Pada pelaksaanannya sewa tanah tidak meliputi seluruh Jawa. Termasuk daerah di Batavia (wilayah Partikelir), Parahyangan dan Vorstenlanden. Hal ini disebabkan daerah sekitar Batavia adalah milik swasta, Parahyangan merupakan daerah yang sangat berpotensi untuk penanaman kopi yang pada sebelumnya telah banyak menguntungkan pemerintah Belanda, sehingga Inggris juga beranggapan demikian. Sedangkan untuk daerah Vorstenlanden merupakan daerah yang bebas sebab memiliki pemerintahan sendiri, yakni kerajaan.

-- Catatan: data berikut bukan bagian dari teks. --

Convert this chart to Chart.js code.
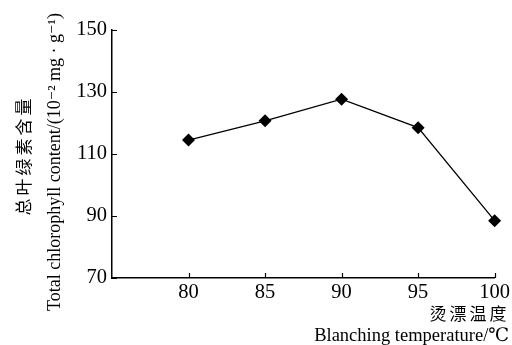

Dalam melaksanakan sewa tanah pemerintah Inggris memberikan kebijakan pembayaran berkisar antara ½, 2/5, 1/3 dan 1/4 tergantung dari hasil dan mutu panen yang diperoleh oleh petani. Untuk alat pembayaran dapat berupa beras, padi ataupun uang. Sedangkan tanaman-tanaman palawija tidak diperkenankan sebagai alat membayar pajak atau sewa tanah. Bagi keluarga yang tidak mempunyai dan membuka lahan pertanian dianjurkan membayar pajak keluarga.
Sistem sewa tanah sendiri mengandung tiga aspek penting. Pertama sewa tanah diharapkan dapat mendukung penyelenggaraan pemerintahan modern di Hindia-Belanda. Kedua sudah barang tentu anggapan bahwa tanah adalah milik pemerintah, sedangkan petani adalah penyewa, maka petani harus membayar pajak berupa sewa terhadap tanah tersebut. Ketiga tujuan pencanangan sewa tanah adah penunjang perkembangan pananam tanaman yang dapat mendukung program eksport pemerintahan Inggris.
Secara keseluruhan sistem sewa tanah oleh Raffles ini tidak berhasil diterapkan di Jawa, terutama dalam upaya untuk menghapuskan feodalisme dan hubungan kultural Jawa sangat menentukan keinginan petani di sawah. Selain itu adalah usaha agar petani-petani untuk dapat langsung berhubungan dengan produsen gagal. Orang-orang Jawa belum mengetahui sepenuhnya perihal transaksi dipasar bebas. Jikalau dilihat dari upaya untuk pensejahteraan dan rakyat juaga gagal. Raffles beranggapan bahwa Jawa seperti India, padahal tidak ada persamaan sama sekali. Sekitar abad keXVI India sudah mengenal mata uang dan cara mengoperasikannya sedangkan Jawa belum mengenal hal tersebut. Orang-orang Jawa juga belum bisa untuk menanam tanaman eksport sendiri, mereka masih perlu suruhan dan arahan karena prinsip dasar pertanian dan perekonomian Jawa adalah memenuhi kebutuhan sendiri (Self Sufficient).
Seperti yang telah disinggung di depan bahwa Raffles (Inggris) memerintah di Jawa sekitar lima tahun. Dengan singkatnya pemerintahan Raffles ini, maka Raffles belum sepenuhnya berhasil mengembangkan sistem yang dicanangkan. Selain itu para pegawai yang membantu Raffles juga tidak professional. Dengan pelbagai alasan yang telah dikemukakan diatas menyebabkan gagalnya sistem sewa tanah Raffles, walaupun pada akhirnya sistem ini juga diteruskan oleh pemerintah Kolonial Belanda sampai sekitar tahun 1830 sebelum dihapus oleh Van den Bosch.
DAFTAR PUSTAKA
Marwati, dkk. (1993). Sejarah Nasional Indonesia VI. Jakarta: Balai Pustaka.
M. C. Ricklef. (2005). Sejarah Indonesia Modern 1200-2004. Jakarta: Serambi.
Sanusi Pane. Sejarah Indonesia Jilid II. Jakarta: Balai Pustaka.
Sartono Kartodirjo. (1999). Pengantar Sejarah Indonesia 1500-1900 dari Emporium sampai Imporium Jilid I. Jakarta: Gramedia.
Diktat Kuliah Sejarah Imdonesia Abad XIX dan XX: Sistem Politik Kolonial dan Administrasi Pemerintahan Hindia-Belanda. Drs. Daliman, M. Pd.